Après sa première participation en 1965, le Sénégal a enchaîné une deuxième Coupe d’Afrique des Nations (CAN). Et comme la précédente, les Lions ratent de peu la qualification pour les demi-finales et sortent donc dès le premier tour. Yatma Diop, âgé aujourd’hui de 71 ans, revient sur cet échec de 1968 en Éthiopie. L’ancien attaquant de l’Avenir de Dakar, du Foyer Casamance (actuel Casa Sport) et du Jaraaf de Dakar souligne, dans ce témoignage, ce qui leur a fait défaut. Pour cet informaticien de formation qui a porté le maillot des Lions pendant une décennie, la CAN 1968 sera marquée à jamais sous le sceau des regrets et des espoirs déchus pour toute cette génération. Yatma Diop, ancien attaquant, a joué en France avant de revenir au Sénégal pour terminer sa carrière en 1971.

 

 ‘’On a failli  dans la gestion  de nos matches ‘’

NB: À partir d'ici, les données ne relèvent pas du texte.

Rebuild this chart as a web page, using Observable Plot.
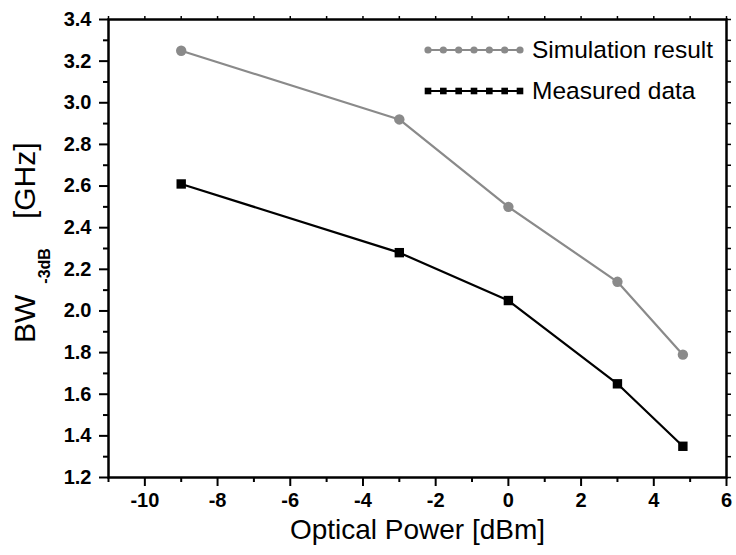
<!DOCTYPE html>
<html>
<head>
<meta charset="utf-8">
<script src="https://cdn.jsdelivr.net/npm/d3@7"></script>
<script src="https://cdn.jsdelivr.net/npm/@observablehq/plot@0.6"></script>
<style>
  html, body { margin: 0; padding: 0; background: #fff; }
  #chart svg { display: block; }
</style>
</head>
<body>
<div id="chart"></div>
<script>
// ---- data ----
const opticalPower = [-9, -3, 0, 3, 4.8];
const simulationResult = [3.25, 2.92, 2.50, 2.14, 1.79];
const measuredData = [2.61, 2.28, 2.05, 1.65, 1.35];
const seriesNames = ["Simulation result", "Measured data"];
const xMajorTicks = [-10, -8, -6, -4, -2, 0, 2, 4, 6];
const xMinorTicks = [-11, -9, -7, -5, -3, -1, 1, 3, 5];
const yMajorTicks = [1.2, 1.4, 1.6, 1.8, 2.0, 2.2, 2.4, 2.6, 2.8, 3.0, 3.2, 3.4];
const yMinorTicks = [1.3, 1.5, 1.7, 1.9, 2.1, 2.3, 2.5, 2.7, 2.9, 3.1, 3.3];
const xTitle = "Optical Power [dBm]";
const yTitleMain = "BW";
const yTitleSub = "-3dB";
const yTitleUnit = "[GHz]";

const grayColor = "#8a8a8a";
const font = "'Liberation Sans', Arial, Helvetica, sans-serif";

const sim = opticalPower.map((x, i) => ({x, y: simulationResult[i]}));
const meas = opticalPower.map((x, i) => ({x, y: measuredData[i]}));
const allXTicks = [...xMajorTicks, ...xMinorTicks];
const allYTicks = [...yMajorTicks, ...yMinorTicks];

const chart = Plot.plot({
  width: 736,
  height: 555,
  marginLeft: 108,
  marginRight: 10,
  marginTop: 19,
  marginBottom: 78,
  style: {fontFamily: font, background: "#fff", color: "#000"},
  x: {domain: [-11, 6]},
  y: {domain: [1.2, 3.4]},
  marks: [
    Plot.axisX(xMajorTicks, {tickSize: 9, tickPadding: 6, strokeWidth: 2, fontSize: 20, fontWeight: "bold",
      tickFormat: d => String(d), label: null}),
    Plot.axisX(xMinorTicks, {tickSize: 5, strokeWidth: 2, text: null, label: null}),
    Plot.axisX(allXTicks, {anchor: "top", tickSize: 4, strokeWidth: 1.5, text: null, label: null}),
    Plot.axisY(yMajorTicks, {tickSize: 9, tickPadding: 8, strokeWidth: 2, fontSize: 20, fontWeight: "bold",
      tickFormat: d => d.toFixed(1), label: null}),
    Plot.axisY(yMinorTicks, {tickSize: 5, strokeWidth: 2, text: null, label: null}),
    Plot.axisY(allYTicks, {anchor: "right", tickSize: 4, strokeWidth: 1.5, text: null, label: null}),
    Plot.frame({stroke: "#000", strokeWidth: 2.5}),
    Plot.line(sim, {x: "x", y: "y", stroke: grayColor, strokeWidth: 2.2}),
    Plot.dot(sim, {x: "x", y: "y", r: 5.2, fill: grayColor, stroke: "none"}),
    Plot.line(meas, {x: "x", y: "y", stroke: "#000", strokeWidth: 2.2}),
    Plot.dot(meas, {x: "x", y: "y", symbol: "square", r: 5.3, fill: "#000", stroke: "none"}),
    Plot.text([xTitle], {frameAnchor: "bottom", dy: 53, lineAnchor: "middle", fontSize: 28, text: d => d})
  ]
});

document.getElementById("chart").appendChild(chart);

// ---- y title with subscript ----
const svg = d3.select(chart);
const yt = svg.append("text")
  .attr("transform", "translate(35,343) rotate(-90)")
  .attr("font-family", font)
  .attr("font-size", 30)
  .attr("fill", "#000")
  .attr("text-anchor", "start");
yt.append("tspan").text(yTitleMain);
yt.append("tspan").attr("dx", 11).attr("dy", 15).attr("font-size", 16).attr("font-weight", "bold").text(yTitleSub);
yt.append("tspan").attr("dx", 29).attr("dy", -15).text(yTitleUnit);

// ---- legend ----
const legend = svg.append("g").attr("font-family", font);
const legendRows = [
  {name: seriesNames[0], color: grayColor, shape: "circle", cy: 50},
  {name: seriesNames[1], color: "#000", shape: "square", cy: 91}
];
const sampleX0 = 425, sampleX1 = 523, nMarkers = 7;
legendRows.forEach(row => {
  legend.append("line")
    .attr("x1", sampleX0).attr("x2", sampleX1)
    .attr("y1", row.cy).attr("y2", row.cy)
    .attr("stroke", row.color).attr("stroke-width", 2.2);
  d3.range(nMarkers).forEach(i => {
    const mx = sampleX0 + 3 + i * (sampleX1 - sampleX0 - 6) / (nMarkers - 1);
    if (row.shape === "circle") {
      legend.append("circle").attr("cx", mx).attr("cy", row.cy).attr("r", 3.6).attr("fill", row.color);
    } else {
      legend.append("rect").attr("x", mx - 3.3).attr("y", row.cy - 3.3).attr("width", 6.6).attr("height", 6.6).attr("fill", row.color);
    }
  });
  legend.append("text")
    .attr("x", 532).attr("y", row.cy + 8)
    .attr("text-anchor", "start")
    .attr("font-size", 24.5).attr("fill", "#000")
    .text(row.name);
});
</script>
</body>
</html>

‘’Avec le recul,  je pense qu’on  possédait un beau groupe capable d’aller au bout de la compétition et qu’on était plus forts que les finalistes que nous avions dominés. Dans mon esprit, je me considérais comme champion  d’Afrique, car on a largement  dominé les deux finalistes. L’ossature était formée autour  d’anciens de la campagne de  Tunis 1965, trois ans plus tôt. Par ailleurs, malgré notre volonté de revanche après l’édition tunisienne, on a péché dans la gestion  de nos matches. Même si la plupart des joueurs avaient une bonne formation académique, notre apprentissage du haut niveau laissait beaucoup désirer. Cela s’est ressenti dans les matches contre le Zaïre (actuel RD Congo) et le Ghana.

 ‘’On se permettait d’attaquer même en menant au score’’.

C’est vrai, il y avait beaucoup de vétérans de la campagne tunisienne comme Cheikh Diagne, le capitaine Moustapha Dieng, Abdoulaye Diallo et Louis Babacar Camara. Mais, il nous manquait certaine maturité tactique. On se permettait d’attaquer même en menant au score. Alors que la gestion du score et du temps fait partie de la science du football. Et que même, si on disposait d’un staff compétent autour de Lamine Diack, Joe Diop et Mawade Wade, on a beaucoup péché dans la maîtrise du match. Lors du premier match, on a mené par deux fois contre les Blacks Stars (Ghana), champions en titre, avant de se faire rejoindre en fin de partie.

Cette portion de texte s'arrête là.